Harare North MP Norman Markham has also challenged the settlement and exposed the alleged grand land heist triggered by the deed.
Last month, Harare land developer George Katsimberis approached the High Court seeking to have the criminal immunity granted to Augur Investments, a company reportedly registered in Ukraine, Estonia or Mauritius with extensive interests in Zimbabwe withdrawn arguing that it violates provisions of the constitution.
Katsimberis is also seeking to compel prosecutor general Nelson Mutsonziwa to prosecute Moyo, Augur Investments and its representative Aleshina as well as another company owned by Sharpe, Pokugara Properties who are cited as the second, third, fourth and fifth respondents, respectively.
Katsimberis is pursuing private prosecution of Sharpe and his associates.
Originally it as envisaged that the Airport Road project, which started in 2008, would provide a direct link from Enterprise Road (now Emmerson Mnangagwa Road) at its junction with Robert Mugabe (Mutare Road) in Eastlea on the eastern side of the central business district, passing over the National Railways of Zimbabwe marshalling yard and crossing the Mukuvisi River to Airport Road at Alamein Road.
Only a section of the road has been completed, but council has already lost vast tracts of land.
Augur’s contract valued at US$80 million was cancelled by the government due to its failure to perform.
Only 2,7km out of the envisaged 20km of the road was constructed by Augur who had subcontracted T&C to do the work.

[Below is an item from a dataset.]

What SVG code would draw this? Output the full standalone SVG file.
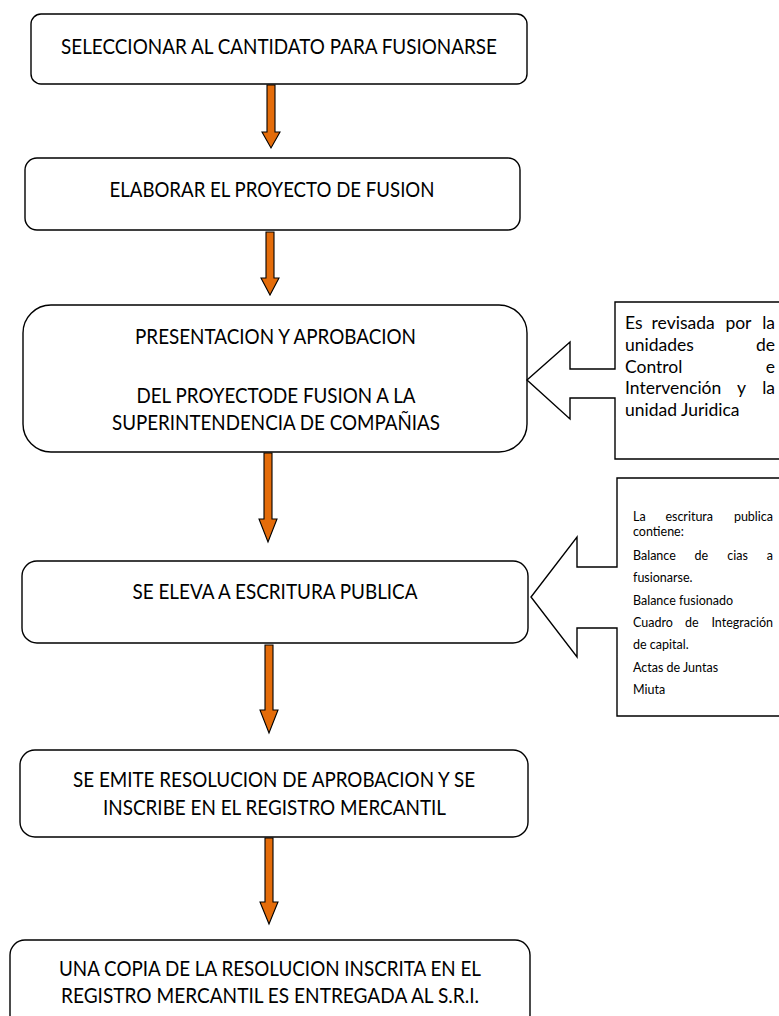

T&C argues that it was not paid for the work it did.
Augur was taken to an arbitration by T&C, which was awarded US$5 million . Sharpe’s company appealed against the order at the High Court and lost before it approached the Supreme Court and lost again.
The court papers said: “The immovable properties registered in the names of 3rd to 16th defendants in effect belong to 1st defendant (Augur)
“In furtherance of the asset hiding scheme masterminded by 2nd defendant (Kenneth Raydon Sharpe), 1st defendant has initiated the disposal of assets and liquidation of 3rd and 4th defendants.
“3rd to 11th defendants are not independent of 1st and 2nd defendants.”